Namun demikian, pada level politik praktis, penerimaan Islam sebagai dasar ideologi Malaysia tidak serta merta berarti tidak menyisakan masalah yang konfliktual terutama berkenaan dengan kebijakan Kerajaan ketika menyangkut kepentingan kelompok-kelompok masyarakat minoritas. Pada sisi ini Malaysia telah membuktikan bahwa ketika perinsip-perinsip keadilan dan dialog telah mengantarkan negara ini pada kehidupan politik yang dinamis dan stabil, bahkan mampu mewujudkan kesejahteraan sosial yang merata di antara kelompok-kelompok masyarakat mayoritas dan minoritas.
Pada sesi terakhir Webinar, Dr.Imam Bonjol Jauhari, Wakil Dekan FUAH, mengelaborasi secara gamblang relasi Islam dan Nasionalisme dalam konteks Indonesia. Bertolak dari pembahasan tentang apa yang terjadi pada masa-masa awal setelah Indonesia meraih kemerdekaannya (17 Agustus 1945), Dr. Imama Bonjol menggambarkan proses negosiasi yang alot mengenai dasar ideologi negara yang baru berdiri. Deliberasi dan negosiasi berlansung sengit dan menegangkan di antara para pendiri bangsa Indonesia yang terdiri dari para pendukung ideologi Islam di satu sisi dan pendukung ideologi Nasionalisme di sisi lain.

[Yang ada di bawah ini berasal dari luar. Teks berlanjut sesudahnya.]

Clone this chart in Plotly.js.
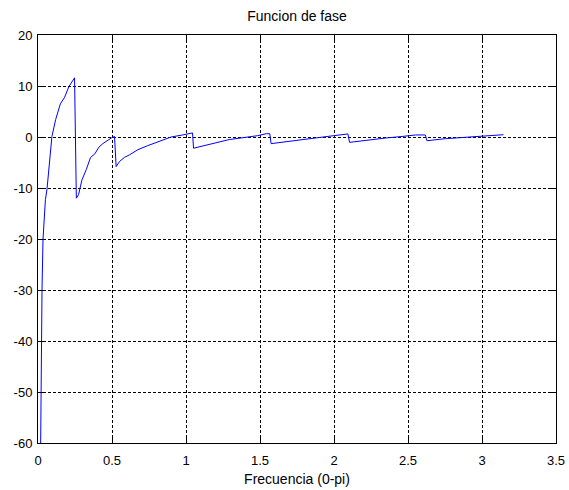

Proses negosiasi ini pada akhirnya melahirkan suatu platform kebangsaan yang diyakini bisa mengakodasi cita-cita ideal dari dua kelompok tersebut yang terpatri di dalam apa yang kita kenal sebagai Pancasila. Dengan Pancasila sebagai dasar ideologi negara, Indonesia tidak bisa dikatakan sebagai suatu negara murni nasionalis (secular) an sich atau religius in toto. Sifat akomodatif dan inklusif yang tercermin di dalam keseluruhan poin-poin Pancasila, menjadikan Indonesia sebagai “neither religious, nor secular” (tidak religius dan tidak sekuler).
Bagi Dr. Imam Bonjol, Pancasila sudah final sebagai dasar ideologi Indonesia, maka upaya-upaya untuk kembali mempersoalkan posisi dasar ideologi itu justru akan mengancam persatuan dan kesatuan bangsa. Tantangan yang dihadapi bangsa Indonesia saat ini bukan persoalan dasar ideologi, tetapi bagaimana agar nilai-nilai ideal Pancasila diimplementasikan dalam kehidupan bangsa secara kongkrit sehingga tercipta keadilan dan kesejahtaraan bagi segenap bangsa terlepas dari latar belakang ras, agama, etnis, dan geografis mereka.